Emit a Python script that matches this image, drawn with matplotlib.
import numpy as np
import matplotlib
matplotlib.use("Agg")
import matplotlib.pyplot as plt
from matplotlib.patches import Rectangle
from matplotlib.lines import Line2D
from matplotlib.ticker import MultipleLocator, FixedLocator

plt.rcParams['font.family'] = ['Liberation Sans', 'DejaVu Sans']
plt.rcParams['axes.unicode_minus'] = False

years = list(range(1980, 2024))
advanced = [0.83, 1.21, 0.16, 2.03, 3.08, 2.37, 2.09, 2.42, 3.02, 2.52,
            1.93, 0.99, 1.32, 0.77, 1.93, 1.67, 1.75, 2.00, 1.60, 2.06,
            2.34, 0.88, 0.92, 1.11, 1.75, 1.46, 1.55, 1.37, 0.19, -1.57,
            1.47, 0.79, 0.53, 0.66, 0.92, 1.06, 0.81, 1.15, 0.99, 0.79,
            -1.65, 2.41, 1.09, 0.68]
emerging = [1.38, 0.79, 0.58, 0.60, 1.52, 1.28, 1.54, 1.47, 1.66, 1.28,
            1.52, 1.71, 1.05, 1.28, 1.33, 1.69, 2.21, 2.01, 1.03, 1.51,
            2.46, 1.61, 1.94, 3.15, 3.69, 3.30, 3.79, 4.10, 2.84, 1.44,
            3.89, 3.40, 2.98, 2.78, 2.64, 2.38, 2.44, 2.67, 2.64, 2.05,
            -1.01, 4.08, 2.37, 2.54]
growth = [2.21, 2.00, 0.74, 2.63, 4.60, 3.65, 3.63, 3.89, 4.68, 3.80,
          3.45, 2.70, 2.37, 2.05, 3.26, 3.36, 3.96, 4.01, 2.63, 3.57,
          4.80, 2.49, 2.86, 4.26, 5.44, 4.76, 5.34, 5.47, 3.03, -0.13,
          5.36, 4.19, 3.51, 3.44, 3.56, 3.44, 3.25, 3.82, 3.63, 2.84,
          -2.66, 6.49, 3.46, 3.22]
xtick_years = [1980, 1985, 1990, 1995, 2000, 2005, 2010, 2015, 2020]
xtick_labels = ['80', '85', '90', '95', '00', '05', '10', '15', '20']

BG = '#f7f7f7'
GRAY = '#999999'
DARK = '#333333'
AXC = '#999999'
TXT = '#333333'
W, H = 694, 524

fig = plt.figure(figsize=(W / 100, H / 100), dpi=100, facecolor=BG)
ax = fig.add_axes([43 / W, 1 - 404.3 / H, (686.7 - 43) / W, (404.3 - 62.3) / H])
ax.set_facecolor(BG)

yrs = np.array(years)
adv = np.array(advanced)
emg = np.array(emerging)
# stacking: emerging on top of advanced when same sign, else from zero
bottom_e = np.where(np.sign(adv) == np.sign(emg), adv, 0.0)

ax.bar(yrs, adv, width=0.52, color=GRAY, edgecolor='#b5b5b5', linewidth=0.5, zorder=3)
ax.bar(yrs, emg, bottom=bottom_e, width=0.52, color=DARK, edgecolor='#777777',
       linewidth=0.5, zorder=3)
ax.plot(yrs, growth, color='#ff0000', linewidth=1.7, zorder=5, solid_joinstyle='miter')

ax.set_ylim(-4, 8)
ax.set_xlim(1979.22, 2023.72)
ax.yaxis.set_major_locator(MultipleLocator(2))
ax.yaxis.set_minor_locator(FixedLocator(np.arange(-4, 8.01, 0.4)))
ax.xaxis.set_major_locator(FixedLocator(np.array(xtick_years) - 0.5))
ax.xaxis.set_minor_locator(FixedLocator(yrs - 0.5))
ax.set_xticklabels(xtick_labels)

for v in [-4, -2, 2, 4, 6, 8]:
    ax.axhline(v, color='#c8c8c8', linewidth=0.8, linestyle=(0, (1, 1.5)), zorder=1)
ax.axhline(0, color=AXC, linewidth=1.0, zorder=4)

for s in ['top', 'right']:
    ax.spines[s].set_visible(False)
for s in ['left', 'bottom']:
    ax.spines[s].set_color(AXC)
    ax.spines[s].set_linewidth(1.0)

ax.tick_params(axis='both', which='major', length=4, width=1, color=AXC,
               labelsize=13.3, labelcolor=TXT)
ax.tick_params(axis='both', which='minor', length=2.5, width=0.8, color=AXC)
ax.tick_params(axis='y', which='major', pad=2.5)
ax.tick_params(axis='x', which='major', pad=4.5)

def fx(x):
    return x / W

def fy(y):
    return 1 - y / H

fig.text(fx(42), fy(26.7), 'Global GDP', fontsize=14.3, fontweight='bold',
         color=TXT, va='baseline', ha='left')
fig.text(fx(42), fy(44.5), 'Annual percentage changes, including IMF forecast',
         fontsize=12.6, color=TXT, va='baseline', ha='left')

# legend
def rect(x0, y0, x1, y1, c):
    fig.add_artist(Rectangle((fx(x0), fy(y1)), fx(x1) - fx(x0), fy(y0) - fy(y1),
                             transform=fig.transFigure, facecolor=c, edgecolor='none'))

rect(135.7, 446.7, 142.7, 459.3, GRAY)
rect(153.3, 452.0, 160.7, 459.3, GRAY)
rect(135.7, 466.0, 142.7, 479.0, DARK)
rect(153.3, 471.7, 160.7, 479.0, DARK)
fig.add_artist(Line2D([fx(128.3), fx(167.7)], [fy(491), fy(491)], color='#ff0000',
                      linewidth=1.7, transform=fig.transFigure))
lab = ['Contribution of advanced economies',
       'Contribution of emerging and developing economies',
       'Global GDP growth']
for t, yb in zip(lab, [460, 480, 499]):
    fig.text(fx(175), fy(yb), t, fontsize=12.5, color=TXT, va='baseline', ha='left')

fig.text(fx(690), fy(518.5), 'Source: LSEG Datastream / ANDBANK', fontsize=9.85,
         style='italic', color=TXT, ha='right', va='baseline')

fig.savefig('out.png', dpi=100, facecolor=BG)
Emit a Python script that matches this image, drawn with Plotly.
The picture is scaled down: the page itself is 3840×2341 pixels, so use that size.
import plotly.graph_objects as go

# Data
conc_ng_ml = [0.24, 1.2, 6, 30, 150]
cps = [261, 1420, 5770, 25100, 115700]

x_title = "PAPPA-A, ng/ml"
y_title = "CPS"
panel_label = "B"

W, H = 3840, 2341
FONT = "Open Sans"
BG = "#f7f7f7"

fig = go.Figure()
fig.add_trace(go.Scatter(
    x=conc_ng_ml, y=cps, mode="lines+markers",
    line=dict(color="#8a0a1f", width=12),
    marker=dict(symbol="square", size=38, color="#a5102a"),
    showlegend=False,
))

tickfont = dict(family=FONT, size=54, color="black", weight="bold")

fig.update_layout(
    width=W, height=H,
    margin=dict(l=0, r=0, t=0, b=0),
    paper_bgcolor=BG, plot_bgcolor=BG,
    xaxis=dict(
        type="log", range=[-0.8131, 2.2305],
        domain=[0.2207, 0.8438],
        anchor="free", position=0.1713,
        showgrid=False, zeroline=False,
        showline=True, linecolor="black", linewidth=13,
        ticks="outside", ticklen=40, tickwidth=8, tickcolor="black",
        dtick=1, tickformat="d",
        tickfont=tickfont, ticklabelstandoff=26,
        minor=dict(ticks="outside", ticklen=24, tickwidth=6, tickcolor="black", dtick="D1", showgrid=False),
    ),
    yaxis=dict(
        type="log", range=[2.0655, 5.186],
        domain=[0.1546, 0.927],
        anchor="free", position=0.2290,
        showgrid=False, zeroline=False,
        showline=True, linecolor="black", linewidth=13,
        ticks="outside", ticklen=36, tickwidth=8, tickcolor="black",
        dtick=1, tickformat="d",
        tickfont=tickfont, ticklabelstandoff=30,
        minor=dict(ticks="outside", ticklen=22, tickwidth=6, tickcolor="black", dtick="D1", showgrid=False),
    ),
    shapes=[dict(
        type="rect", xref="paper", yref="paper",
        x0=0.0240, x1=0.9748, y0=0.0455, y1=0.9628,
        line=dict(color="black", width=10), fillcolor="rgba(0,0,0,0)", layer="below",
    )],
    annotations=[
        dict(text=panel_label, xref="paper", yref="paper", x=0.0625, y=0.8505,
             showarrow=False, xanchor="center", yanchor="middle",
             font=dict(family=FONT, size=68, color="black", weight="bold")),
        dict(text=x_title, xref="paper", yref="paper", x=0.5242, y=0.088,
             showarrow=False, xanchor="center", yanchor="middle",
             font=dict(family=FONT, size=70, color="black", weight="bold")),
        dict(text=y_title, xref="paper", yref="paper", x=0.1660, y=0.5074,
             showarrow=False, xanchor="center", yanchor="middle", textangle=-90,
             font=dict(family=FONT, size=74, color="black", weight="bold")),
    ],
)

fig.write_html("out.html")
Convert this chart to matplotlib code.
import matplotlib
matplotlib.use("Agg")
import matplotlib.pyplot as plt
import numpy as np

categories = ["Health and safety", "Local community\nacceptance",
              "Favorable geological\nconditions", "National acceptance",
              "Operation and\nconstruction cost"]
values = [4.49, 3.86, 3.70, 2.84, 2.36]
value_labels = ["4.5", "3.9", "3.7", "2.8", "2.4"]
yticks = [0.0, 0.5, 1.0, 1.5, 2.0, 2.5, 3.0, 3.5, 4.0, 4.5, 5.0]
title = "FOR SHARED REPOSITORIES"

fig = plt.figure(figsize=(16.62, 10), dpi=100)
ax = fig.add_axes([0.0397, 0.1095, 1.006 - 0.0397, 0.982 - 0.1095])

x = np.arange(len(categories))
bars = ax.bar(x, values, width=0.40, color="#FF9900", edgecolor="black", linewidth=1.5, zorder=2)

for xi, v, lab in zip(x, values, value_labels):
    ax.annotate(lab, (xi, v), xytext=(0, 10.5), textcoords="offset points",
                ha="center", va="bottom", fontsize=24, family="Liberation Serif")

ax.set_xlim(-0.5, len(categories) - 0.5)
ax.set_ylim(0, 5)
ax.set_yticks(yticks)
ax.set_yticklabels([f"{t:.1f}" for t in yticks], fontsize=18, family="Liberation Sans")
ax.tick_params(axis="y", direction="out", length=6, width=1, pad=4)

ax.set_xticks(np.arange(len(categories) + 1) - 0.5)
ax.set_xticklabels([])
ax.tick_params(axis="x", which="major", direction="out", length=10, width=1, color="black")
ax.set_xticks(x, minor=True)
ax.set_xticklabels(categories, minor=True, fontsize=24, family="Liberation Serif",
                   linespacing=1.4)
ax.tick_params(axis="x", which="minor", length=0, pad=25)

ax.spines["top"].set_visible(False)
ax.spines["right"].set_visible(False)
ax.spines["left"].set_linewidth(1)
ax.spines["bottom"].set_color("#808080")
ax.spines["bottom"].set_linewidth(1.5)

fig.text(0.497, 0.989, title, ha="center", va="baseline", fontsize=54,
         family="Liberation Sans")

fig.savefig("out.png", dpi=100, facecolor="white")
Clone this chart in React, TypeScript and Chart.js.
━━━━
*WRITTEN EXERCISE*. Pick out the lines above containing the word "with", then copy them.

*SOLUTION*.
Emit a Python script that matches this image, drawn with matplotlib.
Emit a Python script that matches this image, drawn with Plotly.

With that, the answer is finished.